1. A={3}, B ={2,6}, C={1}
2. A={3}, B ={6}, C={1,2}
3. A={}, B={6}, C={1,2,3}
4. A={}, B={}, C={1,2,3,6}

* The above example proves that, Merge algorithm itself is a kind of sorting but the only truth assumed before merging is that, the lists considered are already sorted. THIS IS VERY IMPORTANT POINT FOR A MERGE ALGORITHM.

* For the algorithm, we give the start, mid and end index with just a single array. That is A and B lists explained above is considered a single list and its divided into two by the algorithm based on the start, mid and end index. These indexes should mark a perfectly sorted list for the merging to work. THIS IS ANOTHER IMPORTANT POINT.

Example: D= { 3, 4, 1, 2, 6}

Then, for merging this D, this is call to merge algorithm, Merge(D, 0, 1,4)

start = 0, mid = 1, end =4

So, 2 lists, A= {3, 4}, B={1,2,6} is created and this is merged to C = { 1, 2, 3, 4, 6}

* From the above example, its clear that, merging is a kind of sorting. If you know the index where sorted order goes out of order, then you can simply apply merge operation to sort the list. If you know all the indexes where the sorted order is disobeyed, you can just apply merge to sort the whole list. This is what is done as part of merge sort algorithm which will be discussed soon.

* The complexity in designing this algorithm is finding the end of the list and faster appending approach. There are multiple ways like using a end bit or just tracking the length of the list or using different data structures other than arrays.

* All the sorting and searching is explained with arrays currently. There is something computer specific in case of algorithms which is called the data structures. (In a cooking perspective, data is the ingredients and data structure is study about how much of the ingredients can mix up to give correct blend). We will use arrays for now so that, we can concentrate only on the algorithms rather than studying the equally complex data structures. Usage of data structures comes with experience. Like in cooking, how we decide about, how much salt, how much sugar kind of, which is the speciality of a cook. Code:

Please note that, the below code will be the base code for one more algorithm called merge sort. Collection of merge operation done with selected indices produces merge sort.

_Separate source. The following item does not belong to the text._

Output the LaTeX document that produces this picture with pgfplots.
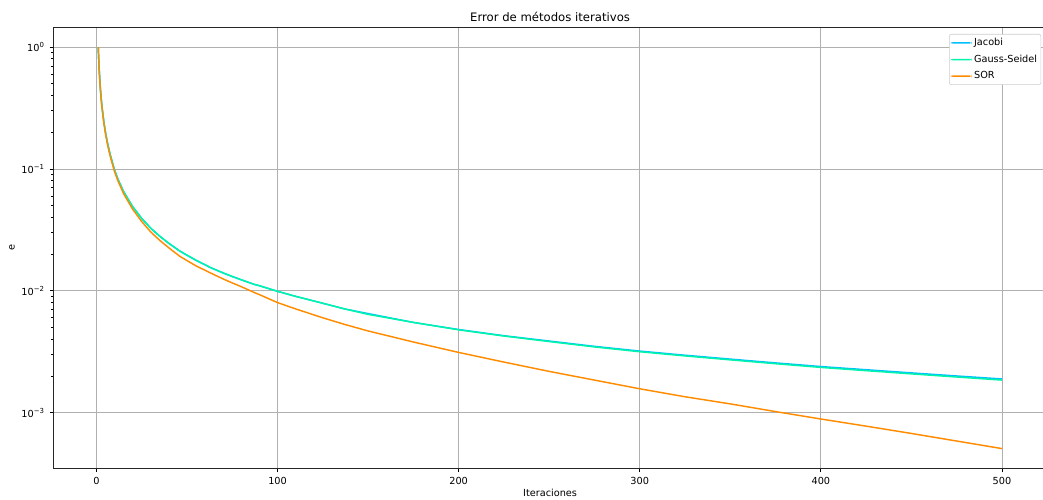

`   1:  void merge(int *arr, int start, int mid, int end)`
`   2:  {`
`   3:      if ( mid==0 || end==0)`
`   4:      {`
`   5:          // error`
`   6:          return;`
`   7:      }`
`   8:   `
`   9:      // arr = List D = split into List A and List B`
`  10:      int n1, n2;`
`  11:      n1 = mid - start + 1; // List A[0..n1-1]`
`  12:      n2 = end - mid; // List B[0..n2-1]`
`  13:   `
`  14:      int *la, *lb;`
`  15:      int i,j,k;`
`  16:      la = (int*) malloc(n1); `
`  17:      lb = (int*) malloc(n2);`
`  18:   `
`  19:      for(i=0; i<n1; i++)`
`  20:      {`
`  21:          if(start == 0)`
`  22:              la[i] = arr[i];`
`  23:          else`
`  24:              la[i] = arr[start+i];`
`  25:      }`
`  26:   `
`  27:      for(j=0; j<n2; j++)`
`  28:          lb[j] = arr[mid+j+1];`
`  29:      `
`  30:      la[n1] = INT_MAX;`
`  31:      lb[n2] = INT_MAX;`
`  32:   `
`  33:      i = 0; j =0;`
`  34:      for(k = start; k<end+1; k++)`
`  35:      {`
`  36:          if(la[i] < lb[j])`
`  37:          {`
`  38:              arr[k] = la[i];`
`  39:              i = i + 1;`
`  40:          }`
`  41:          else`
`  42:          {`
`  43:              arr[k] = lb[j];`
`  44:              j = j + 1;`
`  45:          }`
`  46:      }`
`  47:      free(la);`
`  48:      free(lb);`
`  49:  }`
`  50:   `
`  51:  void main()`
`  52:   `
`  53:  {`
`  54:   `
`  55:      int test_arr[] = {3,5,2,6,8,9,0,1};`
`  56:   `
`  57:      merge(test_arr, 2,5,7); // first merge sublist output: {3,5,0,1,2,6,8,9}`
`  58:   `
`  59:      merge(test_arr, 0, 1, 7); // merge full list`
`  60:   `
`  61:   }`

indices used in the above code is with array index starting with 0 and ending with length –1. The End of the array is marked with INT_MAX which is the largest number in the integer family.

Error condition like selecting zero size for mid and end is covered in the above code. Selecting mid or end as zero means, there is no need for a merge operation itself !!. Mark this as an important algorithm to remember for the interviews that’s why i made this entry at the start of the year!!